In order for things to work properly, we need that the total amount in supply is equal to the the total amount ordered. If we assumed that we have 3 customers and 2 warehouses, then the following constraints help formulate this problem.

x1, 1 + x1, 2 + x1, 3 = a1
x2, 1 + x2, 2 + x2, 3 = a2
x1, 1 + x2, 1 = b1
x1, 2 + x2, 2 = b2
x1, 3 + x2, 3 = b3

You also know the cost of shipping one unit of the item from warehouse i to customer j and label it ci, j.

Then the objective function which we seek to minimze is c1, 1x1, 1 + c1, 2x1, 2 + c1, 3x1, 3 + c2, 1x2, 1 + c2, 2x2, 2 + c2, 3x2, 3.

And we also have that xi, j is nonnegative since we are shipping (and not receiving) goods.

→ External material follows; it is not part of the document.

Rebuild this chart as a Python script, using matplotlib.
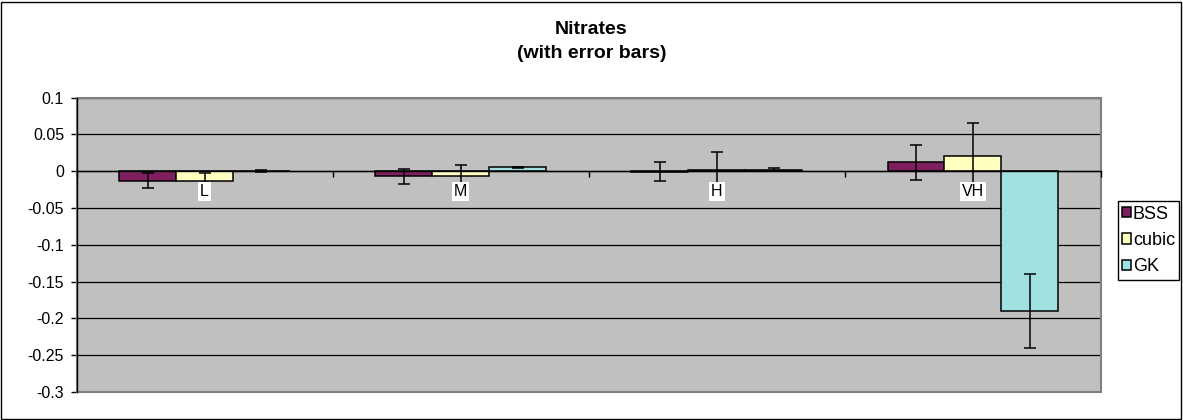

Because we can state this problem as a linear programming problem, we can solve it using the simplex method. Although this problem was very simple to formulate, the ability to formulate a problem as a linear programming problem is seen as a great accomplishment because there exists so much literature on linear programming problems, and a method on how to solve them, (i.e. the Simplex method). For this reason, much work is often dedicated to finding good linear programming representations of problems.

Another set of problems of interest are integer programming problems. These problems add the additional requirement to linear programming problems that some or all of these variables can only take on a discrete set of values instead of a continuous realm. Integer programming problems are generally thought to be more difficult to solve than linear programming problems. What makes integer programming problems special is the fact that many problems that are known to be just as difficult as integer programming problems can be formulated as integer programming problems. Although the Simplex Method does not promise to always solve these problems to optimality, it offers a way to approach integer programming problems, and thus every problems that is known to be just as hard these problems which is at least a starting point.